### PROBLEM TO WORK ON
What are the lines from the one with "Generate a Python" through the one with "months = pd.date_range('2018-01-31', '2024-05-31', freq='ME')", inclusive? Output them exactly, and leave out the pictures.
## begin THE DATA
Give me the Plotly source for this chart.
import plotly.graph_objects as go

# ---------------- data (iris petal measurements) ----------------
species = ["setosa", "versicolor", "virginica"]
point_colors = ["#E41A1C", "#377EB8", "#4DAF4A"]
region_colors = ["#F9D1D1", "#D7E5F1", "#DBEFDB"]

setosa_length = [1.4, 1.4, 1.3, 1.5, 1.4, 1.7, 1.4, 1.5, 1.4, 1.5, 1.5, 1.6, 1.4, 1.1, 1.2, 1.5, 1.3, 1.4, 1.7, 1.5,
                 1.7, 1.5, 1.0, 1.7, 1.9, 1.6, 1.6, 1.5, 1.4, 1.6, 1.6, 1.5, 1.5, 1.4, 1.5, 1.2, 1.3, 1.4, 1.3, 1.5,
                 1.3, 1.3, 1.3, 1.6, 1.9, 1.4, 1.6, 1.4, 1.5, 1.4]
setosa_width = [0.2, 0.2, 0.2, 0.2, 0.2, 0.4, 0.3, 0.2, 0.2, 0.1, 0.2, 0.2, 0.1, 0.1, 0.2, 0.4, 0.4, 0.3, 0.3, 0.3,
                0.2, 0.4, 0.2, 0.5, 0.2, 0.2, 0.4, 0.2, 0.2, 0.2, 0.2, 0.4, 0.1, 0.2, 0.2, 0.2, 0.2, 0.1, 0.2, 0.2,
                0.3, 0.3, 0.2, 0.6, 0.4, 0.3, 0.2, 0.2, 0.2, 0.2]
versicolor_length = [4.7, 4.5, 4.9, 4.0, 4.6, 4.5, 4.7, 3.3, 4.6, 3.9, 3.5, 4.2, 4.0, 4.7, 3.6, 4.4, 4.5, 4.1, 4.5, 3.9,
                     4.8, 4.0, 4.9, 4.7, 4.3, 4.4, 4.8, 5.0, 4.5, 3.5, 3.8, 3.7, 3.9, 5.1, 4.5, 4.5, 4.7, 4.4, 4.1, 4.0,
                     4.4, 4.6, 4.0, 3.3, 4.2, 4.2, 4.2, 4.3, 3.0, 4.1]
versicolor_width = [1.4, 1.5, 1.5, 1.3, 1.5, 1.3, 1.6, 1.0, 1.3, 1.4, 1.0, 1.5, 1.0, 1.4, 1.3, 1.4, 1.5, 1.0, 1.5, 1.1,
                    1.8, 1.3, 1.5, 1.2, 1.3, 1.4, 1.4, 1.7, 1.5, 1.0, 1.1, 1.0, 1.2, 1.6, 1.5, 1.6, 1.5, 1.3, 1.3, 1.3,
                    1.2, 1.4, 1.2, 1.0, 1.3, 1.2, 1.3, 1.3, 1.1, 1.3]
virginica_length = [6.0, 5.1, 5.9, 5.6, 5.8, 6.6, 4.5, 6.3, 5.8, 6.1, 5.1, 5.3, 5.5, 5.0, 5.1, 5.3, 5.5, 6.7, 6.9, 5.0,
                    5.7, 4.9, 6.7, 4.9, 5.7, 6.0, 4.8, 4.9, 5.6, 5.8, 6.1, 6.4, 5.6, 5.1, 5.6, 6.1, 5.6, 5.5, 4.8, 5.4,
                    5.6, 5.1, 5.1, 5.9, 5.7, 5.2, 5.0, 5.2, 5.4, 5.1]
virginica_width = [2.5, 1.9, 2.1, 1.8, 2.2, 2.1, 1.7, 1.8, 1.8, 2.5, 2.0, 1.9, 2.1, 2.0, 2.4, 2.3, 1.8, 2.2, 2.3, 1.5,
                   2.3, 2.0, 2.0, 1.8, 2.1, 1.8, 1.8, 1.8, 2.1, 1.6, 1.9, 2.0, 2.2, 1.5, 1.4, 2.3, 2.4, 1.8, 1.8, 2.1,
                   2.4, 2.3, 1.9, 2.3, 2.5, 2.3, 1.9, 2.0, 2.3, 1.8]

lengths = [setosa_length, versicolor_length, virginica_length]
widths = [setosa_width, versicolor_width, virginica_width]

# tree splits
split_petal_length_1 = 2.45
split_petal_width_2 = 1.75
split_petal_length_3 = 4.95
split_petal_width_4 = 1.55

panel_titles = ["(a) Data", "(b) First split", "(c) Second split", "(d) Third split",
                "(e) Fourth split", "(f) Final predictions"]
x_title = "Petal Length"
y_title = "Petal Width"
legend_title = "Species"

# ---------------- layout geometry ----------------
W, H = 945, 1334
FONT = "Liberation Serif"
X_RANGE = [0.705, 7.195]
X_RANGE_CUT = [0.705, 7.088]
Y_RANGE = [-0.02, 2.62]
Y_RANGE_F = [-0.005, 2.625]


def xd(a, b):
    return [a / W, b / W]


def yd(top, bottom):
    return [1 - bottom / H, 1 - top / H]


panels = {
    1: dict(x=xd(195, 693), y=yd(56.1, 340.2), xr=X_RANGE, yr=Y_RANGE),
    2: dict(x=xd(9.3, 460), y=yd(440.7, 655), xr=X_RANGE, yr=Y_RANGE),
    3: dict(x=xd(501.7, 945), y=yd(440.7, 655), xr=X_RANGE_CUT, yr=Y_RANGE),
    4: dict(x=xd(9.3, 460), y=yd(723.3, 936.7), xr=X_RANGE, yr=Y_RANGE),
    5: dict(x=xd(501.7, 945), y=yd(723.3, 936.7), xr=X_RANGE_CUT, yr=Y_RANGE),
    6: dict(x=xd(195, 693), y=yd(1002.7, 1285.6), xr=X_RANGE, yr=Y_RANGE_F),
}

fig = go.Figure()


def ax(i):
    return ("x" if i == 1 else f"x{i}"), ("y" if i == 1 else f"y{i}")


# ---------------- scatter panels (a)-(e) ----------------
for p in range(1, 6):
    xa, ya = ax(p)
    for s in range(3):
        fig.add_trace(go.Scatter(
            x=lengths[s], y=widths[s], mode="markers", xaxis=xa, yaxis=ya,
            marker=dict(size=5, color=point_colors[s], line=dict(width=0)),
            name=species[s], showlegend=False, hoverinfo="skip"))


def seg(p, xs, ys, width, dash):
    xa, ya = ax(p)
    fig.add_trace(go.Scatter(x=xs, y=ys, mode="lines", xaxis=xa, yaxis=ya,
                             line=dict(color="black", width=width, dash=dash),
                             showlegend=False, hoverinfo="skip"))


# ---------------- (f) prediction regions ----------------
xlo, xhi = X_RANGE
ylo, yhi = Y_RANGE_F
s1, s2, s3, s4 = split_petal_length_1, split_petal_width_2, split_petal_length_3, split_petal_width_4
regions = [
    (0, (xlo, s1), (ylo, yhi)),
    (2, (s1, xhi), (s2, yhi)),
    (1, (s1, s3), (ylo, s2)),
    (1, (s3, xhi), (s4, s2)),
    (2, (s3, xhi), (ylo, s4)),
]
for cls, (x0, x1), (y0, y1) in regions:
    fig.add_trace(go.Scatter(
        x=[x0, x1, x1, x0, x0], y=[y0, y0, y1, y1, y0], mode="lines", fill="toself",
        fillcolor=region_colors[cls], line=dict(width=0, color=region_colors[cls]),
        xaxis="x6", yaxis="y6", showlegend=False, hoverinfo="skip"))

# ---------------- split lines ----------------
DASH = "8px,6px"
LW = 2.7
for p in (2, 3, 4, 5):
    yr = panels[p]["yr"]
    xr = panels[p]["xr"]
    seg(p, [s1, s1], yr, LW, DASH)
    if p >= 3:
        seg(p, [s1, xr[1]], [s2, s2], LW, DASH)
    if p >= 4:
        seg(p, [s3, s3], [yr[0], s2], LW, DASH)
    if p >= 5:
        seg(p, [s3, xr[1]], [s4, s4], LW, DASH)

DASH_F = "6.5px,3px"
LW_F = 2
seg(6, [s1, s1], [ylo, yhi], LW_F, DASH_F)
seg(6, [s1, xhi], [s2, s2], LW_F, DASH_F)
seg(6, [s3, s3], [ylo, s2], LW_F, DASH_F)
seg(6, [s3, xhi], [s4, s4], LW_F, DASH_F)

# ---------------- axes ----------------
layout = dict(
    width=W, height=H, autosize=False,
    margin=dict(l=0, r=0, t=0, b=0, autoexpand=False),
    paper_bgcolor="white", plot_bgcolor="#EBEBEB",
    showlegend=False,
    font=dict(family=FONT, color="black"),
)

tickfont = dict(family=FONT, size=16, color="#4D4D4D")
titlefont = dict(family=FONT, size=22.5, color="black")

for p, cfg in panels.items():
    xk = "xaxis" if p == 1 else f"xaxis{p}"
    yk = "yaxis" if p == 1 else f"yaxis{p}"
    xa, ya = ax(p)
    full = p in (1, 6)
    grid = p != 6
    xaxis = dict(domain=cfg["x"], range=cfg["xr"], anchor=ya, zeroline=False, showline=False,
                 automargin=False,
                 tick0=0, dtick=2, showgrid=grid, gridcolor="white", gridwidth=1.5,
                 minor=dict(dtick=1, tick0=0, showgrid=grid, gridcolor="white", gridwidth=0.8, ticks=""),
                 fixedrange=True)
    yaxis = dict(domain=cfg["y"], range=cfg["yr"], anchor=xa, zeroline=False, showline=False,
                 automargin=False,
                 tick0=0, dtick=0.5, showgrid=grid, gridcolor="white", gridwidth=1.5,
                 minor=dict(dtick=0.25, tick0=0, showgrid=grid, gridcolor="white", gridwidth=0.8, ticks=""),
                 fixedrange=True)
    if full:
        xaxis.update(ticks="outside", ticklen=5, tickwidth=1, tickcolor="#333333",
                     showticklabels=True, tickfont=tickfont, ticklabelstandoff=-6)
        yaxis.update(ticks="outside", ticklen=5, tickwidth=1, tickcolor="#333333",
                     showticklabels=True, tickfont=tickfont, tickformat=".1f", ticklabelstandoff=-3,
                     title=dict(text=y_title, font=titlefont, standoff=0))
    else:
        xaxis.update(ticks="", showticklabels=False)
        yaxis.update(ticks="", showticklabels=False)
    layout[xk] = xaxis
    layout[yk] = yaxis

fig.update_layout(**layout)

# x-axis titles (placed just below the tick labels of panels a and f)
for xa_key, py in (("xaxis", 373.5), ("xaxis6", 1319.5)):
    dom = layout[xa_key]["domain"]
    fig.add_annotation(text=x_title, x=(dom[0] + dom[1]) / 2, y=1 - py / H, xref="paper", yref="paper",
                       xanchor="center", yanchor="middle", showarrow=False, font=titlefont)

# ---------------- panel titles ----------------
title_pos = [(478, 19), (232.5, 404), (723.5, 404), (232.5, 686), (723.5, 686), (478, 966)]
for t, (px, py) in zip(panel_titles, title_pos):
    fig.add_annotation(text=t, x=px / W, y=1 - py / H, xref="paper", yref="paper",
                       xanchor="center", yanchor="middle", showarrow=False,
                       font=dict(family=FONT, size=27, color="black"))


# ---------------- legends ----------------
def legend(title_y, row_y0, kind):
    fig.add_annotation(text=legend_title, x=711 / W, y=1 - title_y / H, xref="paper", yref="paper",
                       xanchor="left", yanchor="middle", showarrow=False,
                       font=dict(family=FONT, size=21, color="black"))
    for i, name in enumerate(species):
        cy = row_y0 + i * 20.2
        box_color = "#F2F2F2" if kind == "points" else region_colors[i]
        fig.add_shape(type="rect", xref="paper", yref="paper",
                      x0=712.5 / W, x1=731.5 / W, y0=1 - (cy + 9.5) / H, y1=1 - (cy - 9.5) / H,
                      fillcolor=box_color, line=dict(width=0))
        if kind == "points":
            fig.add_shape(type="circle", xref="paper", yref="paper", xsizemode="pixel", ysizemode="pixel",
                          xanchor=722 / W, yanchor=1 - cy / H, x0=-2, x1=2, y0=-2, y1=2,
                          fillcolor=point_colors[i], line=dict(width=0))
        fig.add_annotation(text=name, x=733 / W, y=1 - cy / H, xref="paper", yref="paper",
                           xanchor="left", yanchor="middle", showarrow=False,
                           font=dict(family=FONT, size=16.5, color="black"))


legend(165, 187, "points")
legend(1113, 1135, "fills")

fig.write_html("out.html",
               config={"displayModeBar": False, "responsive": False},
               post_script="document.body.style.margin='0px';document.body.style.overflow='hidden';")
## end THE DATA
## begin THE DATA
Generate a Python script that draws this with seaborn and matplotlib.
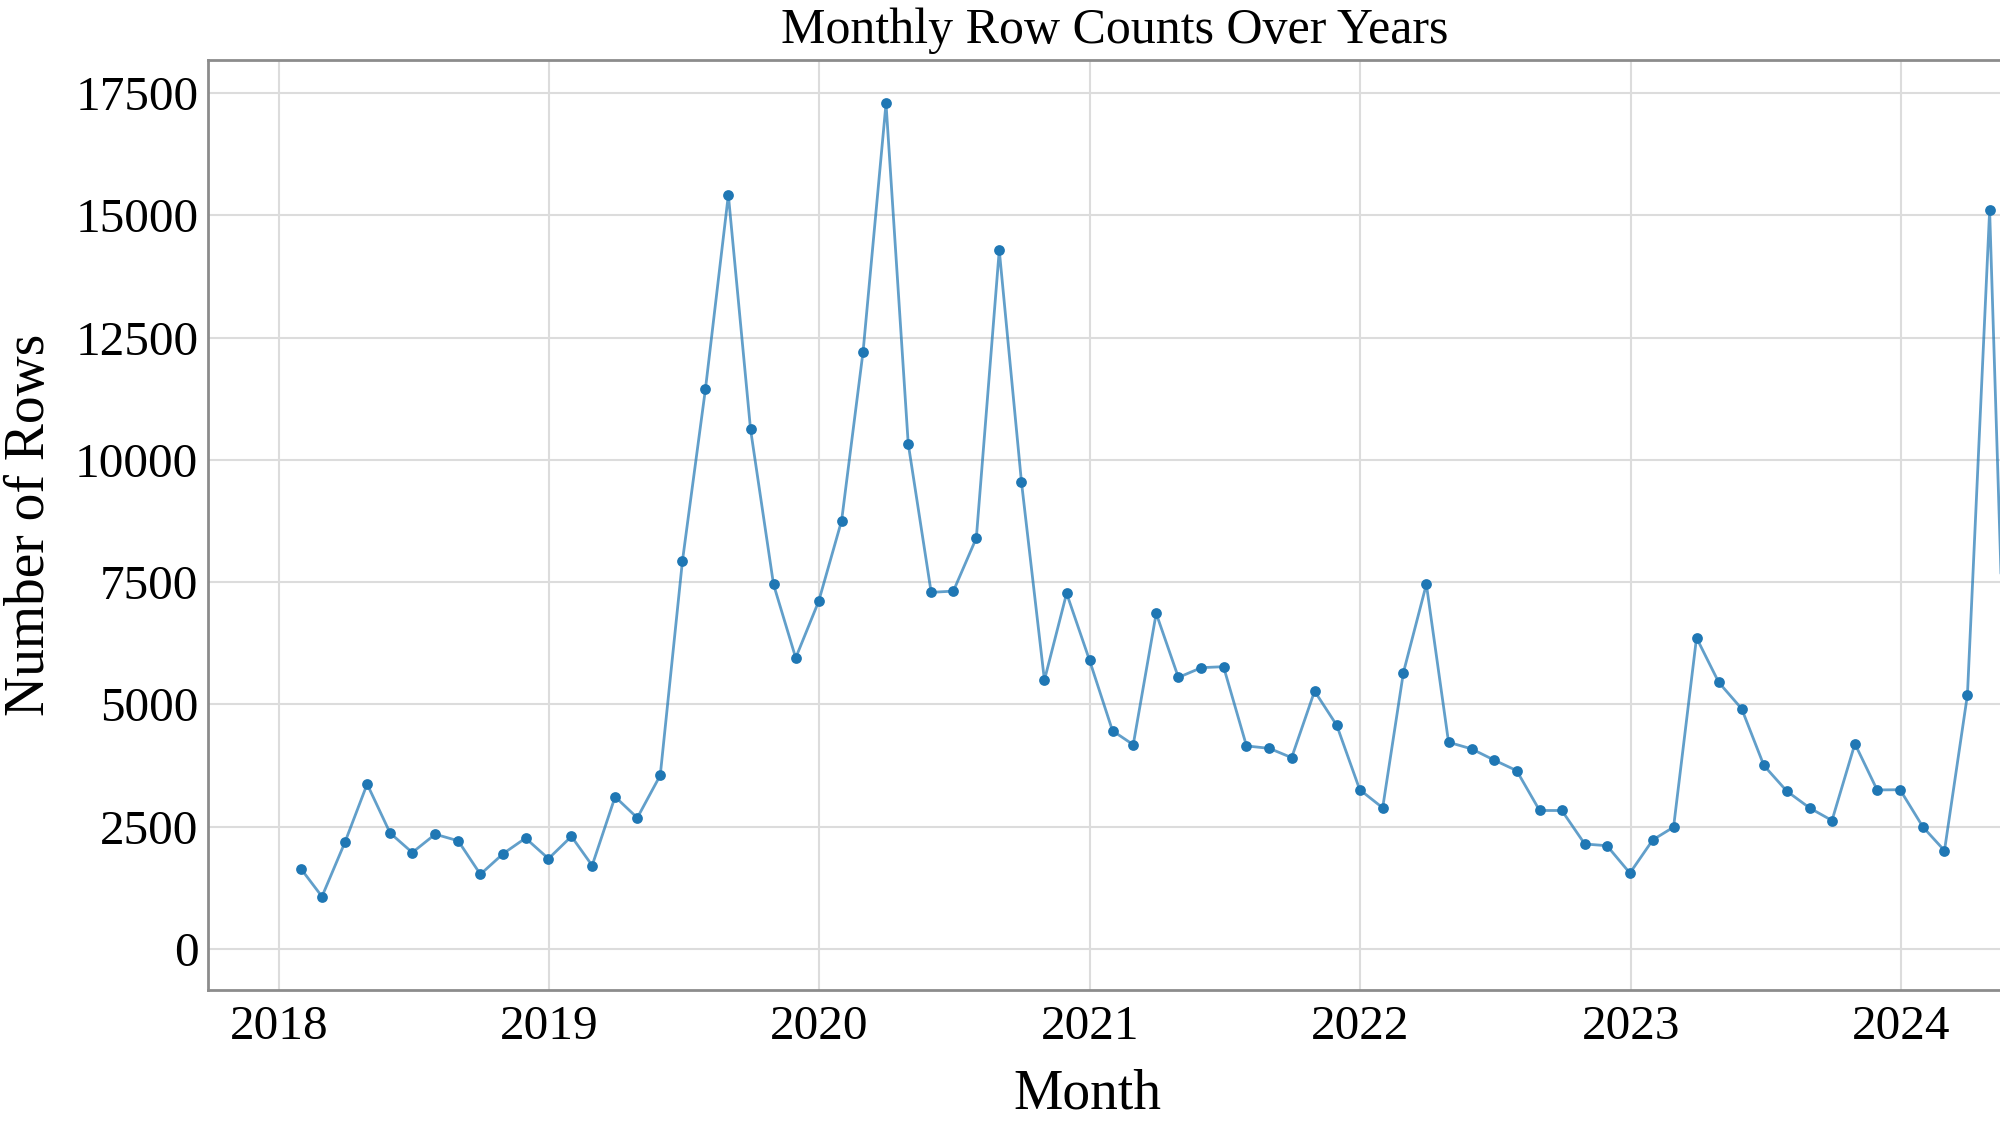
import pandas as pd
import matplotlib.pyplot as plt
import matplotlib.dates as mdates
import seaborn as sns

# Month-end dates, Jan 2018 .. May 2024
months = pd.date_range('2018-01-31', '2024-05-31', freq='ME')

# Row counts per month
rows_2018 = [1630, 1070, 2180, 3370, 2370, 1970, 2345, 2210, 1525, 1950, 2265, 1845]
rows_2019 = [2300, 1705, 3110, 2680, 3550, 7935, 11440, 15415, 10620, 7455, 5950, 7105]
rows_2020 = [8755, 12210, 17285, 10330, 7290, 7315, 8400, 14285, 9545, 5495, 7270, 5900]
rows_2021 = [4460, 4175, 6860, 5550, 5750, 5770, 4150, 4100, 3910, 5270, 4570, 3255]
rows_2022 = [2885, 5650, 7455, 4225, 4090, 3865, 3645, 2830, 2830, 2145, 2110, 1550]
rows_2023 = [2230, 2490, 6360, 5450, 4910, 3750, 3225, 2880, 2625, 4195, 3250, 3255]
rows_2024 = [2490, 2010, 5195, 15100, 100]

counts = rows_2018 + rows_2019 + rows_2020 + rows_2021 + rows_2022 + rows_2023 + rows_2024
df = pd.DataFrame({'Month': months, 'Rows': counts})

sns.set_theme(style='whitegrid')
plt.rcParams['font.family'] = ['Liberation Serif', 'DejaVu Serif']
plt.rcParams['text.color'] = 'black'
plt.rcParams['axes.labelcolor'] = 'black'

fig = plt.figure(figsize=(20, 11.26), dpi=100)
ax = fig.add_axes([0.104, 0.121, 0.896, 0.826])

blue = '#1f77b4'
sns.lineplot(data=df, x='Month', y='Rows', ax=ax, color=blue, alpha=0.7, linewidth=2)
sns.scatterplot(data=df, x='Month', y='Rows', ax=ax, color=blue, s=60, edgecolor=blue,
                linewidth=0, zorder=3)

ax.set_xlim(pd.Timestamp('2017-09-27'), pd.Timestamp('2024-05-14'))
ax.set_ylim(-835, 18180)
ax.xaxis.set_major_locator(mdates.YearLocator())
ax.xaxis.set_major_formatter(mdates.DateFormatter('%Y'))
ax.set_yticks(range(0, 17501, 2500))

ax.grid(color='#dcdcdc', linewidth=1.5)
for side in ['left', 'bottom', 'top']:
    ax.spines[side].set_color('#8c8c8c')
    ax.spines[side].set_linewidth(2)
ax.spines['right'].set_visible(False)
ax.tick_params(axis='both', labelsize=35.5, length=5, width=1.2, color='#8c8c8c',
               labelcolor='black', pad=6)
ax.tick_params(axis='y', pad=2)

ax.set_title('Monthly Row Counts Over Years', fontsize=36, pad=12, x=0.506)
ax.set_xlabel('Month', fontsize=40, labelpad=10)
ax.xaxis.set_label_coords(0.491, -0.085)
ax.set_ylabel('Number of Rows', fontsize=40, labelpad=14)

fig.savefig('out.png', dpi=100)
## end THE DATA
### COMPLETED TASK
Generate a Python script that draws this with seaborn and matplotlib.
import pandas as pd
import matplotlib.pyplot as plt
import matplotlib.dates as mdates
import seaborn as sns

# Month-end dates, Jan 2018 .. May 2024
months = pd.date_range('2018-01-31', '2024-05-31', freq='ME')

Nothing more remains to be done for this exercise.